We have cut back too and I love it! The tv/video games are a challenge especially with my 8 year old but we have time limits and so far it is working. I have had the same worries about my boys being behind if they wait on sports. Glad to hear I am not alone.
You know I love this. Being home is the best thing for my kids. Give the boys a shovel and some sticks and a corner of the yard to dig in. I think the creative parts of their sweet young minds will thrive. Maybe A will be as imaginative as you in the beautiful things you create. Oh and we’re free to play anytime. Well anytime I can get this little baby of mine to sleep ;)). Don’t know how you did it that year S was a baby. It’s a circus here, but home is best for us.
love this cheryl!
Ours are limited to one sport and my tutor and piano teacher come to the house. Makes things a heck of a lot easier!! I know what u mean, Cheryl. It is our Saturdays, though, that are packed w/ 3 basketball games, all at differnt times and different places. This why we have a standing every Sat bsitter! 🙂
So hard to strike a balance! We dropped swimming mid-fall to everyone’s benefit. Was just about to add it back in as well as soccer. Your post is making me rethink that. THANK YOU!
Cheryl great post. I felt like a bad mom last fall when I waited too late to sign my son up for activities. Let’s just say it has been a very enjoyable fall for all of us.
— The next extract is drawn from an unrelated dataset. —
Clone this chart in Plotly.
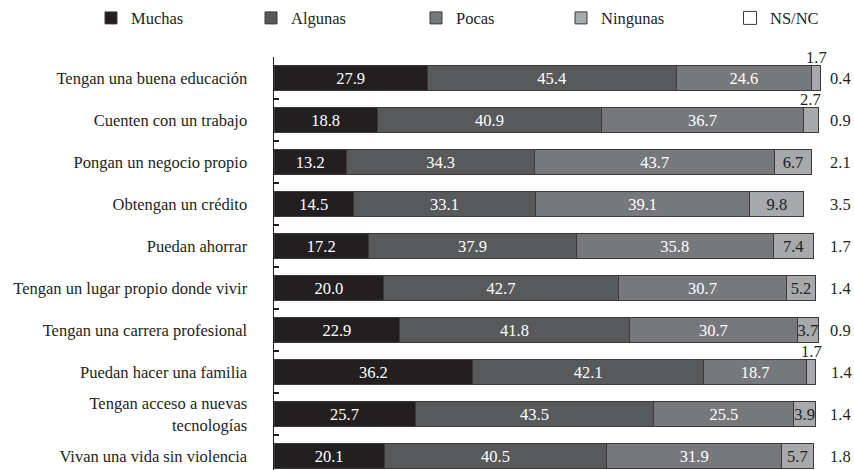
import plotly.graph_objects as go

categories = [
    "Tengan una buena educación",
    "Cuenten con un trabajo",
    "Pongan un negocio propio",
    "Obtengan un crédito",
    "Puedan ahorrar",
    "Tengan un lugar propio donde vivir",
    "Tengan una carrera profesional",
    "Puedan hacer una familia",
    "Tengan acceso a nuevas<br>tecnologías",
    "Vivan una vida sin violencia",
]
muchas = [27.9, 18.8, 13.2, 14.5, 17.2, 20.0, 22.9, 36.2, 25.7, 20.1]
algunas = [45.4, 40.9, 34.3, 33.1, 37.9, 42.7, 41.8, 42.1, 43.5, 40.5]
pocas = [24.6, 36.7, 43.7, 39.1, 35.8, 30.7, 30.7, 18.7, 25.5, 31.9]
ningunas = [1.7, 2.7, 6.7, 9.8, 7.4, 5.2, 3.7, 1.7, 3.9, 5.7]
nsnc = [0.4, 0.9, 2.1, 3.5, 1.7, 1.4, 0.9, 1.4, 1.4, 1.8]

FONT = "Liberation Serif"
FS = 16.5
DARK = "#231f20"
EDGE = "#3a3a3a"
W, H = 854, 470

def fmt(vals, minimum=0):
    return [f"{v:.1f}" if v >= minimum else "" for v in vals]

fig = go.Figure()
series = [
    ("Muchas", muchas, "#231f20", "white", "legend"),
    ("Algunas", algunas, "#58595b", "white", "legend2"),
    ("Pocas", pocas, "#77787b", "white", "legend3"),
    ("Ningunas", ningunas, "#a7a9ac", DARK, "legend4"),
]
for name, vals, col, tcol, lg in series:
    fig.add_trace(go.Bar(
        y=categories, x=vals, name=name, orientation="h",
        marker=dict(color=col, line=dict(color=EDGE, width=1)),
        text=fmt(vals, 3 if name == "Ningunas" else 0),
        textposition="inside", insidetextanchor="middle", textangle=0,
        constraintext="none",
        textfont=dict(family=FONT, size=FS, color=tcol),
        legend=lg, hoverinfo="skip", showlegend=True,
    ))

# NS/NC: not drawn as a visible segment, only its value to the right of each bar
fig.add_trace(go.Scatter(
    x=[None], y=[None], mode="markers", name="NS/NC",
    marker=dict(symbol="square", size=13, color="white", line=dict(color=EDGE, width=1)),
    legend="legend5", hoverinfo="skip", showlegend=True,
))

for i in range(len(categories)):
    total = round(muchas[i] + algunas[i] + pocas[i] + ningunas[i] + nsnc[i], 1)
    fig.add_annotation(
        x=total, y=i, text=f"{nsnc[i]:.1f}", showarrow=False,
        xanchor="left", yanchor="middle", xshift=5,
        font=dict(family=FONT, size=FS, color=DARK),
    )
    v = ningunas[i]
    if v < 3:
        base = muchas[i] + algunas[i] + pocas[i]
        fig.add_annotation(
            x=base + v / 2, y=i - 0.5, text=f"{v:.1f}", showarrow=False,
            xanchor="center", yanchor="middle",
            font=dict(family=FONT, size=FS, color=DARK),
        )

legend_px = [91, 251, 416, 561, 730]
leg_common = dict(orientation="h", yanchor="middle", y=1.094, xanchor="left",
                  font=dict(family=FONT, size=FS, color=DARK), bgcolor="rgba(0,0,0,0)")
layout_legends = {}
for k, px in enumerate(legend_px):
    key = "legend" if k == 0 else f"legend{k+1}"
    layout_legends[key] = dict(x=px / W, **leg_common)

fig.update_layout(
    width=W, height=H,
    barmode="stack", bargap=0.4, showlegend=True,
    margin=dict(l=0, r=0, t=57, b=0, autoexpand=False),
    plot_bgcolor="white", paper_bgcolor="white",
    font=dict(family=FONT, size=FS, color=DARK),
    xaxis=dict(range=[0, 100.5], domain=[274 / W, (274 + 551.7) / W],
               visible=False, fixedrange=True),
    yaxis=dict(
        type="category", range=[9.333, -0.5], showline=True, linecolor=DARK, linewidth=1.5,
        ticks="inside", ticklen=5, tickcolor=DARK, tickwidth=1.5, tickson="boundaries",
        showgrid=False, zeroline=False, ticklabelstandoff=22, fixedrange=True,
        tickfont=dict(family=FONT, size=FS, color=DARK), automargin=False,
    ),
    **layout_legends,
)

fig.write_html("out.html", config={"staticPlot": True, "displayModeBar": False},
               post_script="document.body.style.margin='0';")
Tell M he is welcome to play with E anytime.
I also have 4 kids, only two of whom are in activities. I can’t imagine what life will be like when the younger ones are added to the homework and activity mix. I keep telling myself the older ones will be more independent and I’ll be able to focus on the younger two. But, truth be told, I enjoy sitting down talking with my older ones while they do homework. I like seeing what they are working on and don’t want them more independent!
December 16, I felt the anxiety rising as the kids were all getting out of school. How would I do all of my running around with 4 little people in tow for two weeks? It turned out that I didn’t. I did almost no running. It felt amazing to slow down. I so enjoyed the time with my kids at home – no activities, no homework, no stress and rushing. We played, baked, stayed in pj’s all day. It was wonderful. I realized why I had 4…how much I love being their mom.